[Task requirements]
Please reproduce the lines of the records below from the one holding "Output the LaTeX" through the one holding "(BYi) at (680,740);", inclusive, skipping all pictures.

[Information provided]
[START]

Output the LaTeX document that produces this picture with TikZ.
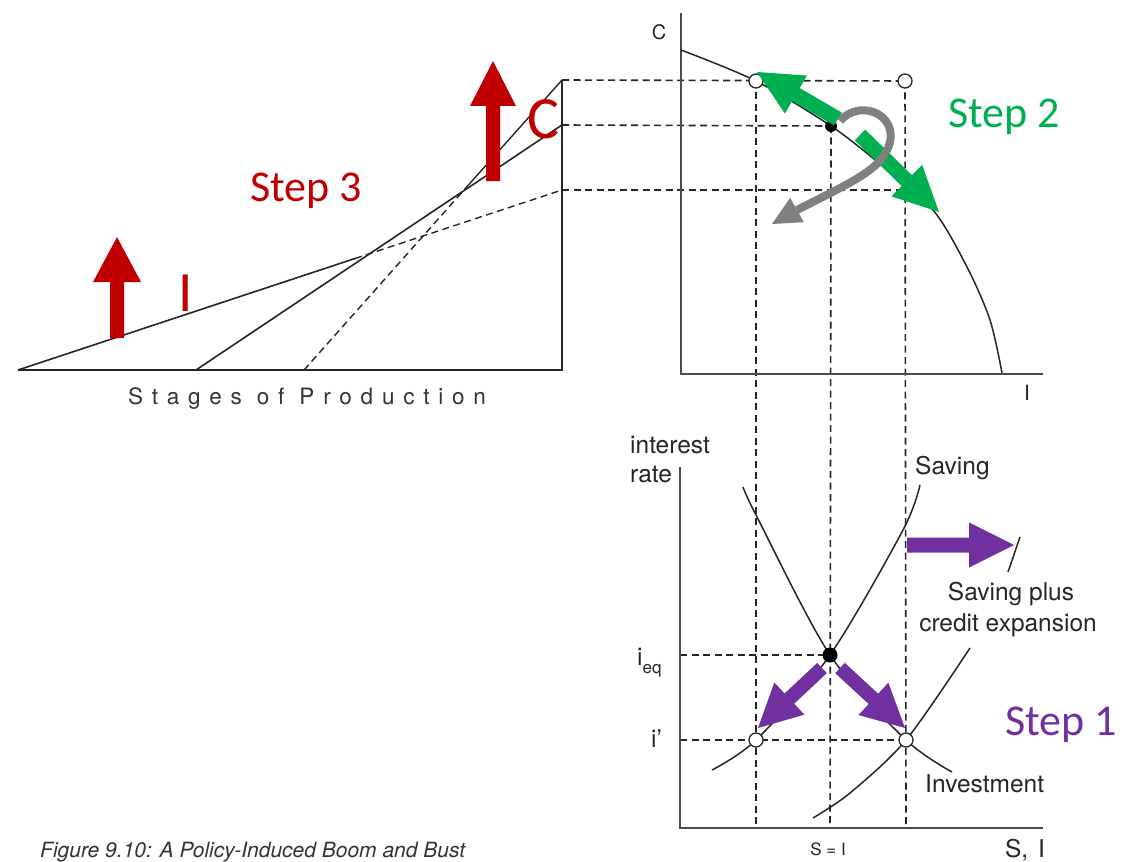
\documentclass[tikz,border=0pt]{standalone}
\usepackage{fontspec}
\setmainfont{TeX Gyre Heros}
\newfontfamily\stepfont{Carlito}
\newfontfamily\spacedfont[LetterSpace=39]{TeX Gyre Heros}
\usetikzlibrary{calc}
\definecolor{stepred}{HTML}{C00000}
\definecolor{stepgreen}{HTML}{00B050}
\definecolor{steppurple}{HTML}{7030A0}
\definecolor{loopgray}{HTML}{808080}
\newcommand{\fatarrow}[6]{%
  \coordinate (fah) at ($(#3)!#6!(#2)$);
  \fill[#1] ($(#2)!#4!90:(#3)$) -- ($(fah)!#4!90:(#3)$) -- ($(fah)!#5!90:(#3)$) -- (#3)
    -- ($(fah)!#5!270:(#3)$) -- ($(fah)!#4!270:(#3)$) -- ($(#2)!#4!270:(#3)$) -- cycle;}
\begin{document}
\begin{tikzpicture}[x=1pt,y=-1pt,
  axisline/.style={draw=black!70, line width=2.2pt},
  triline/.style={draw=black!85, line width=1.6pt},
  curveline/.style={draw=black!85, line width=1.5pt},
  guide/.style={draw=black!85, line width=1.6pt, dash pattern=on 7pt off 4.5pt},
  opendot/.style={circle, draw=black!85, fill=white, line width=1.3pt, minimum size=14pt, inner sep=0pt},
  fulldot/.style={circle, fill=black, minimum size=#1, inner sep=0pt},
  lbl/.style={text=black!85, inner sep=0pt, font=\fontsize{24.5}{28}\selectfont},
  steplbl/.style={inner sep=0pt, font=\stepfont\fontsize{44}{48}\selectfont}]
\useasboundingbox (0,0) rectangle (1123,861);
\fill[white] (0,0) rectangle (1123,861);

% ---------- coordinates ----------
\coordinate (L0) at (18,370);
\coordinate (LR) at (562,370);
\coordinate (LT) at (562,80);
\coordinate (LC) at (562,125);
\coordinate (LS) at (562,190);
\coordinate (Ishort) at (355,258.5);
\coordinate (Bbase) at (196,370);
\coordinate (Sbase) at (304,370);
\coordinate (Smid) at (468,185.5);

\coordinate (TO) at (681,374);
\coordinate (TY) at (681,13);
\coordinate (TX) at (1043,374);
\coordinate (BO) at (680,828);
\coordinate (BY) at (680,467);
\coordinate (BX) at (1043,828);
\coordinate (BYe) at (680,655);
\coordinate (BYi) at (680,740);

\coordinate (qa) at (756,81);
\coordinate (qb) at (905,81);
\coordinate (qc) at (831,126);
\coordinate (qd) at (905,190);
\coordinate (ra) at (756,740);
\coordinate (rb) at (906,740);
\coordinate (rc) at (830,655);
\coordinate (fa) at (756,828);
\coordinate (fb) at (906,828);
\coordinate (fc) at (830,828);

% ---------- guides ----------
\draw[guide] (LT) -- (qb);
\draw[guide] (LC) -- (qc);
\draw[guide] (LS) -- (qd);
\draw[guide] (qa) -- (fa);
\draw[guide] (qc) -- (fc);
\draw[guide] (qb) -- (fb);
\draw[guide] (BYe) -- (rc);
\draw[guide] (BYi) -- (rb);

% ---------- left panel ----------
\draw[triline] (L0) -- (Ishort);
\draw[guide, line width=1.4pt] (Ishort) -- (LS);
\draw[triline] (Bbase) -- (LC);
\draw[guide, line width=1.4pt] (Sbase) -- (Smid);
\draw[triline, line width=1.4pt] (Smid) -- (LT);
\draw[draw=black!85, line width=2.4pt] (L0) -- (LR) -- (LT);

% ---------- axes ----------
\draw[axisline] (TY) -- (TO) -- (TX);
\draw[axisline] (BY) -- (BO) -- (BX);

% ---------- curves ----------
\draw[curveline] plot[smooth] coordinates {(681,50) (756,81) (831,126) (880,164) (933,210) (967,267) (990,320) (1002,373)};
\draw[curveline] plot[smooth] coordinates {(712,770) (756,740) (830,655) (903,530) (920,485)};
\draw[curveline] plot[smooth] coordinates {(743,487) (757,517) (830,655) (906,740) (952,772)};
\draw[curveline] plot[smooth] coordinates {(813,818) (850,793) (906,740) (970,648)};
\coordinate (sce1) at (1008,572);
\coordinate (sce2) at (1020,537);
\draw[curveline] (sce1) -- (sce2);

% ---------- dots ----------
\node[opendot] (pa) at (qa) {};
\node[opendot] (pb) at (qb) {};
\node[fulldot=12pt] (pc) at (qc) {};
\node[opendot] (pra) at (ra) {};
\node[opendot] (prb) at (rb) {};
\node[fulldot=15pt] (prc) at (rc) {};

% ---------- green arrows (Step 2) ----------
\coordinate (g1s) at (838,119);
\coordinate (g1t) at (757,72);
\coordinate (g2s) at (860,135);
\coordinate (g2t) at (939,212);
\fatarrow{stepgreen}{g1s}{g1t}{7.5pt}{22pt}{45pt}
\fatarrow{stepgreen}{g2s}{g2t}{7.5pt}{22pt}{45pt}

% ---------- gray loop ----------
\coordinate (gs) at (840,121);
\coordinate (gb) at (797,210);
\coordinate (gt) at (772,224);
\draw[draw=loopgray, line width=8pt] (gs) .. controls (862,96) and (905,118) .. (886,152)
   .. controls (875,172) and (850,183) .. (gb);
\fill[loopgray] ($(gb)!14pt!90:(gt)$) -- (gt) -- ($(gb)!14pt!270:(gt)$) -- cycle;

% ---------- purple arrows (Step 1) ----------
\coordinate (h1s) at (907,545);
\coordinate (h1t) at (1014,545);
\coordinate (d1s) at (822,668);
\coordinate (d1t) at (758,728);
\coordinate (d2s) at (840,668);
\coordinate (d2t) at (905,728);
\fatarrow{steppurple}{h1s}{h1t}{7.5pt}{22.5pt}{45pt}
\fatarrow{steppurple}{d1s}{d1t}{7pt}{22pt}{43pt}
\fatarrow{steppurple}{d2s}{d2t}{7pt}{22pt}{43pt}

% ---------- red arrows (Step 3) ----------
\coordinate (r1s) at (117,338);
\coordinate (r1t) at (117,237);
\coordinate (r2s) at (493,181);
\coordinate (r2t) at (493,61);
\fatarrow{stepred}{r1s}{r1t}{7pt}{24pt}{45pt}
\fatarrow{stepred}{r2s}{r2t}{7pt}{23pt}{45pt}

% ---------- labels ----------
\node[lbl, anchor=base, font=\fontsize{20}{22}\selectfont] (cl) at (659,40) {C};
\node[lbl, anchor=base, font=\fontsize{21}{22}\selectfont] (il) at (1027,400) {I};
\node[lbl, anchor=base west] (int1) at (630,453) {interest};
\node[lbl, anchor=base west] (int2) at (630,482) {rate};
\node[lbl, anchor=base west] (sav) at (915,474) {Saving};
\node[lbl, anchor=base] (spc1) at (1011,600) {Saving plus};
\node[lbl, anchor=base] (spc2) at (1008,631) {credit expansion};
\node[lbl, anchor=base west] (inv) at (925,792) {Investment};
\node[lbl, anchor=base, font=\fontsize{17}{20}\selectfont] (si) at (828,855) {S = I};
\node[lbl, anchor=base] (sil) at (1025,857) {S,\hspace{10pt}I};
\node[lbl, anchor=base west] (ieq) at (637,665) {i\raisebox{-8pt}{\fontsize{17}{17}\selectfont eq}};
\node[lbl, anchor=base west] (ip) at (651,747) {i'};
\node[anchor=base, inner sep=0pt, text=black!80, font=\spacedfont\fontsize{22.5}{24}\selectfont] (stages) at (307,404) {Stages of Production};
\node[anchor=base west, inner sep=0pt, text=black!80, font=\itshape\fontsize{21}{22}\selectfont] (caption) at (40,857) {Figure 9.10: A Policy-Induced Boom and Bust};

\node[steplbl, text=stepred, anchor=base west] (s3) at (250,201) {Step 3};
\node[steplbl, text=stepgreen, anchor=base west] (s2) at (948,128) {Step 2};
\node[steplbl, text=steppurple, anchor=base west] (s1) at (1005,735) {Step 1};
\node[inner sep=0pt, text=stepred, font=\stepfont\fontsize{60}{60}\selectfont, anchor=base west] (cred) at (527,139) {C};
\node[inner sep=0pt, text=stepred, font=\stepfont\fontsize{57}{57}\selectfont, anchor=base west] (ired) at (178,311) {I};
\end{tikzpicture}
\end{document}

[END]
[START]

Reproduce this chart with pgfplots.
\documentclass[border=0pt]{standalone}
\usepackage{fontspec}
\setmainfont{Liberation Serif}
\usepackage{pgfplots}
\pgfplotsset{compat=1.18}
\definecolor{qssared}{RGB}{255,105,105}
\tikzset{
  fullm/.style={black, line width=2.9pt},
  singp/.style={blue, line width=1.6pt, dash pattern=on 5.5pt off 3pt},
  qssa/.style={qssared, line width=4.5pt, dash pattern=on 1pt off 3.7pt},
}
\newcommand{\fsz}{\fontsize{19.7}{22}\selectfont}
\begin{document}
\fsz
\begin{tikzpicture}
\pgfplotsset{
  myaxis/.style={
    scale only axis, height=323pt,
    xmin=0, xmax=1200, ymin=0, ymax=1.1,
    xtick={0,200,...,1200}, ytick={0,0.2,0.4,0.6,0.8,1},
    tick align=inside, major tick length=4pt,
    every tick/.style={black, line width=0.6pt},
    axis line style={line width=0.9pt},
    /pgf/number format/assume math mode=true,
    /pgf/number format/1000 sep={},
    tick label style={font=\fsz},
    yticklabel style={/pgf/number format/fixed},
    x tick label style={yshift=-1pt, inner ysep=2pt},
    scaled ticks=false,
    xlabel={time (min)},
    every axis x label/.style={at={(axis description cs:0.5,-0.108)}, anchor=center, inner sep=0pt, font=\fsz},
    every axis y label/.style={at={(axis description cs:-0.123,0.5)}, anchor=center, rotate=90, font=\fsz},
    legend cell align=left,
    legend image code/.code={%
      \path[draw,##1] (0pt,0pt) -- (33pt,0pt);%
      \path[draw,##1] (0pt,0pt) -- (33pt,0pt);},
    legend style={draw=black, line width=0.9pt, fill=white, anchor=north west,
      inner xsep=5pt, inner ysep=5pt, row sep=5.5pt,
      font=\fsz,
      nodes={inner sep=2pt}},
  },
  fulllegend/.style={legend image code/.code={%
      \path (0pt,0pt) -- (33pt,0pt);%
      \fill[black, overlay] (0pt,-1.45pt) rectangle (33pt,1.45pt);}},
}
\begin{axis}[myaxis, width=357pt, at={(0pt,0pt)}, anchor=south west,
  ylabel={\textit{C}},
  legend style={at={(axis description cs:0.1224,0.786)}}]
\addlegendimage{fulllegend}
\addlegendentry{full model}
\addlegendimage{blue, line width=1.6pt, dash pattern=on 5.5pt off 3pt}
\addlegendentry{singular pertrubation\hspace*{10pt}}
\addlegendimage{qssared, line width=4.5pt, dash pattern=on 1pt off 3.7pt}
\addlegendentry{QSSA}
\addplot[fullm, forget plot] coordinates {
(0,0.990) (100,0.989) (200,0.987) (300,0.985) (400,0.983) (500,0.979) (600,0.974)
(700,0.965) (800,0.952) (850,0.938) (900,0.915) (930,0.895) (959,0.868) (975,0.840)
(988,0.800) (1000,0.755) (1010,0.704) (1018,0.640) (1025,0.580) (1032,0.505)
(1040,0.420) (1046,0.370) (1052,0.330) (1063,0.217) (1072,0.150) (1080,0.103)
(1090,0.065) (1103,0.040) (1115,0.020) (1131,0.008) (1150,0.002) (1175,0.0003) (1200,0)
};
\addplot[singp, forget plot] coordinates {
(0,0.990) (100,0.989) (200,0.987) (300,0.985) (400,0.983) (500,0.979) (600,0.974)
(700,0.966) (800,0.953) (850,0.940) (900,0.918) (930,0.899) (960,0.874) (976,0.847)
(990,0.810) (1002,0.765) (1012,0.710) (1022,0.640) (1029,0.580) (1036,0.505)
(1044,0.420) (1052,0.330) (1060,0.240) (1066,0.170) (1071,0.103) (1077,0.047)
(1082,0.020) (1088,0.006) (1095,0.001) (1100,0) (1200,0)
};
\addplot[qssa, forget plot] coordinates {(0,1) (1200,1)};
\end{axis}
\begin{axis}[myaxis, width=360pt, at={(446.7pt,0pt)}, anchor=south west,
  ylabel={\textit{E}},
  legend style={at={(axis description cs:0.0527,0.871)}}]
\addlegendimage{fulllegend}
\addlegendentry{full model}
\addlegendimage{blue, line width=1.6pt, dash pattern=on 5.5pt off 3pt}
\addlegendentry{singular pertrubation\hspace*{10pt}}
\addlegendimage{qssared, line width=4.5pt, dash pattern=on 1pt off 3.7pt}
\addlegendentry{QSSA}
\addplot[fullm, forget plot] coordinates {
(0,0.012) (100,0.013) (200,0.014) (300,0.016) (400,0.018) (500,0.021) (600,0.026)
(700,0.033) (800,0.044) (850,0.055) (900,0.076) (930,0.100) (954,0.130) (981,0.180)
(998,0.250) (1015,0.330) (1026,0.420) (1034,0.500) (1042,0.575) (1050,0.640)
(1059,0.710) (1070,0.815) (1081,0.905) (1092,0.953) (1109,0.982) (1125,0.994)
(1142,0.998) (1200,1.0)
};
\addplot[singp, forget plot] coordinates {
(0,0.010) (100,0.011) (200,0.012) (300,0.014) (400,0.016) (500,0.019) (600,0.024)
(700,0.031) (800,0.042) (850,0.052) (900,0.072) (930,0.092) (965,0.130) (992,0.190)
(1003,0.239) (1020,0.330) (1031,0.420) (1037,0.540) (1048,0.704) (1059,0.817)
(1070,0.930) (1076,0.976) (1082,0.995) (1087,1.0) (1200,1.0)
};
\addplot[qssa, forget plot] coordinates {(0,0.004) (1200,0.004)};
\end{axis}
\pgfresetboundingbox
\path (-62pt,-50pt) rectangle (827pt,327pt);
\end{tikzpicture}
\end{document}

[END]

[Final result]
Output the LaTeX document that produces this picture with TikZ.
\documentclass[tikz,border=0pt]{standalone}
\usepackage{fontspec}
\setmainfont{TeX Gyre Heros}
\newfontfamily\stepfont{Carlito}
\newfontfamily\spacedfont[LetterSpace=39]{TeX Gyre Heros}
\usetikzlibrary{calc}
\definecolor{stepred}{HTML}{C00000}
\definecolor{stepgreen}{HTML}{00B050}
\definecolor{steppurple}{HTML}{7030A0}
\definecolor{loopgray}{HTML}{808080}
\newcommand{\fatarrow}[6]{%
  \coordinate (fah) at ($(#3)!#6!(#2)$);
  \fill[#1] ($(#2)!#4!90:(#3)$) -- ($(fah)!#4!90:(#3)$) -- ($(fah)!#5!90:(#3)$) -- (#3)
    -- ($(fah)!#5!270:(#3)$) -- ($(fah)!#4!270:(#3)$) -- ($(#2)!#4!270:(#3)$) -- cycle;}
\begin{document}
\begin{tikzpicture}[x=1pt,y=-1pt,
  axisline/.style={draw=black!70, line width=2.2pt},
  triline/.style={draw=black!85, line width=1.6pt},
  curveline/.style={draw=black!85, line width=1.5pt},
  guide/.style={draw=black!85, line width=1.6pt, dash pattern=on 7pt off 4.5pt},
  opendot/.style={circle, draw=black!85, fill=white, line width=1.3pt, minimum size=14pt, inner sep=0pt},
  fulldot/.style={circle, fill=black, minimum size=#1, inner sep=0pt},
  lbl/.style={text=black!85, inner sep=0pt, font=\fontsize{24.5}{28}\selectfont},
  steplbl/.style={inner sep=0pt, font=\stepfont\fontsize{44}{48}\selectfont}]
\useasboundingbox (0,0) rectangle (1123,861);
\fill[white] (0,0) rectangle (1123,861);

% ---------- coordinates ----------
\coordinate (L0) at (18,370);
\coordinate (LR) at (562,370);
\coordinate (LT) at (562,80);
\coordinate (LC) at (562,125);
\coordinate (LS) at (562,190);
\coordinate (Ishort) at (355,258.5);
\coordinate (Bbase) at (196,370);
\coordinate (Sbase) at (304,370);
\coordinate (Smid) at (468,185.5);

\coordinate (TO) at (681,374);
\coordinate (TY) at (681,13);
\coordinate (TX) at (1043,374);
\coordinate (BO) at (680,828);
\coordinate (BY) at (680,467);
\coordinate (BX) at (1043,828);
\coordinate (BYe) at (680,655);
\coordinate (BYi) at (680,740);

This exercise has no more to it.